RAW DATA:
┏━━

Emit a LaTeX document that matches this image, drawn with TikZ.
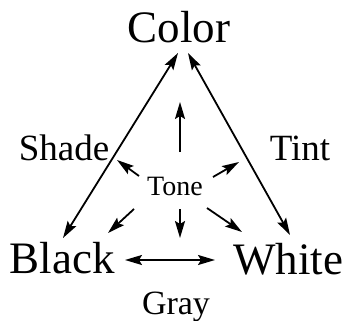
\documentclass[tikz,border=0pt]{standalone}
\usepackage{fontspec}
\setmainfont{Liberation Serif}
\usetikzlibrary{arrows.meta,calc}
\begin{document}
\begin{tikzpicture}[x=1pt,y=-1pt,
  lbl/.style={inner sep=0pt,anchor=base},
  big/.style={lbl,font=\fontsize{45}{50}\selectfont},
  mid/.style={lbl,font=\fontsize{37}{42}\selectfont},
  sml/.style={lbl,font=\fontsize{28}{32}\selectfont},
  tip/.style={Stealth[length=17pt,width=10pt,inset=3pt]},
  arr/.style={line width=1.8pt,-{Stealth[length=17pt,width=10pt,inset=3pt]}},
  dbl/.style={line width=1.8pt,{Stealth[length=17pt,width=10pt,inset=3pt]}-{Stealth[length=17pt,width=10pt,inset=3pt]}}]
\useasboundingbox (0,0) rectangle (348,321);
\node[big] (Color) at (179,43) {Color};
\node[big] (Black) at (62,273) {Black};
\node[big] (White) at (288,274) {White};
\node[mid] (Shade) at (64,160) {Shade};
\node[mid] (Tint) at (300,160) {Tint};
\node[sml] (Tone) at (175,195) {Tone};
\node[lbl,font=\fontsize{34}{38}\selectfont] (Gray) at (176,314) {Gray};
\draw[dbl] ($(Color.base)+(-1,10)$) -- ($(Black.base)+(1,-35)$);
\draw[dbl] ($(Color.base)+(9,10)$) -- ($(White.base)+(2,-39)$);
\draw[dbl] ($(Black.base)+(63,-13)$) -- ($(White.base)+(-73,-14)$);
\draw[arr] ($(Tone.base)+(5,-43)$) -- ($(Tone.base)+(5,-93)$);
\draw[arr] ($(Tone.base)+(-36,-19)$) -- ($(Tone.base)+(-58,-35)$);
\draw[arr] ($(Tone.base)+(38,-18)$) -- ($(Tone.base)+(64,-33)$);
\draw[arr] ($(Tone.base)+(-41,14)$) -- ($(Tone.base)+(-67,38)$);
\draw[arr] ($(Tone.base)+(5,14)$) -- ($(Tone.base)+(5,43)$);
\draw[arr] ($(Tone.base)+(32,13)$) -- ($(Tone.base)+(67,37)$);
\end{tikzpicture}
\end{document}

┗━━

TASK PROMPT:
Pictures are to be left out; repeat all the remaining data exactly.

REPLY TO THE EXERCISE:
Emit a LaTeX document that matches this image, drawn with TikZ.
\documentclass[tikz,border=0pt]{standalone}
\usepackage{fontspec}
\setmainfont{Liberation Serif}
\usetikzlibrary{arrows.meta,calc}
\begin{document}
\begin{tikzpicture}[x=1pt,y=-1pt,
  lbl/.style={inner sep=0pt,anchor=base},
  big/.style={lbl,font=\fontsize{45}{50}\selectfont},
  mid/.style={lbl,font=\fontsize{37}{42}\selectfont},
  sml/.style={lbl,font=\fontsize{28}{32}\selectfont},
  tip/.style={Stealth[length=17pt,width=10pt,inset=3pt]},
  arr/.style={line width=1.8pt,-{Stealth[length=17pt,width=10pt,inset=3pt]}},
  dbl/.style={line width=1.8pt,{Stealth[length=17pt,width=10pt,inset=3pt]}-{Stealth[length=17pt,width=10pt,inset=3pt]}}]
\useasboundingbox (0,0) rectangle (348,321);
\node[big] (Color) at (179,43) {Color};
\node[big] (Black) at (62,273) {Black};
\node[big] (White) at (288,274) {White};
\node[mid] (Shade) at (64,160) {Shade};
\node[mid] (Tint) at (300,160) {Tint};
\node[sml] (Tone) at (175,195) {Tone};
\node[lbl,font=\fontsize{34}{38}\selectfont] (Gray) at (176,314) {Gray};
\draw[dbl] ($(Color.base)+(-1,10)$) -- ($(Black.base)+(1,-35)$);
\draw[dbl] ($(Color.base)+(9,10)$) -- ($(White.base)+(2,-39)$);
\draw[dbl] ($(Black.base)+(63,-13)$) -- ($(White.base)+(-73,-14)$);
\draw[arr] ($(Tone.base)+(5,-43)$) -- ($(Tone.base)+(5,-93)$);
\draw[arr] ($(Tone.base)+(-36,-19)$) -- ($(Tone.base)+(-58,-35)$);
\draw[arr] ($(Tone.base)+(38,-18)$) -- ($(Tone.base)+(64,-33)$);
\draw[arr] ($(Tone.base)+(-41,14)$) -- ($(Tone.base)+(-67,38)$);
\draw[arr] ($(Tone.base)+(5,14)$) -- ($(Tone.base)+(5,43)$);
\draw[arr] ($(Tone.base)+(32,13)$) -- ($(Tone.base)+(67,37)$);
\end{tikzpicture}
\end{document}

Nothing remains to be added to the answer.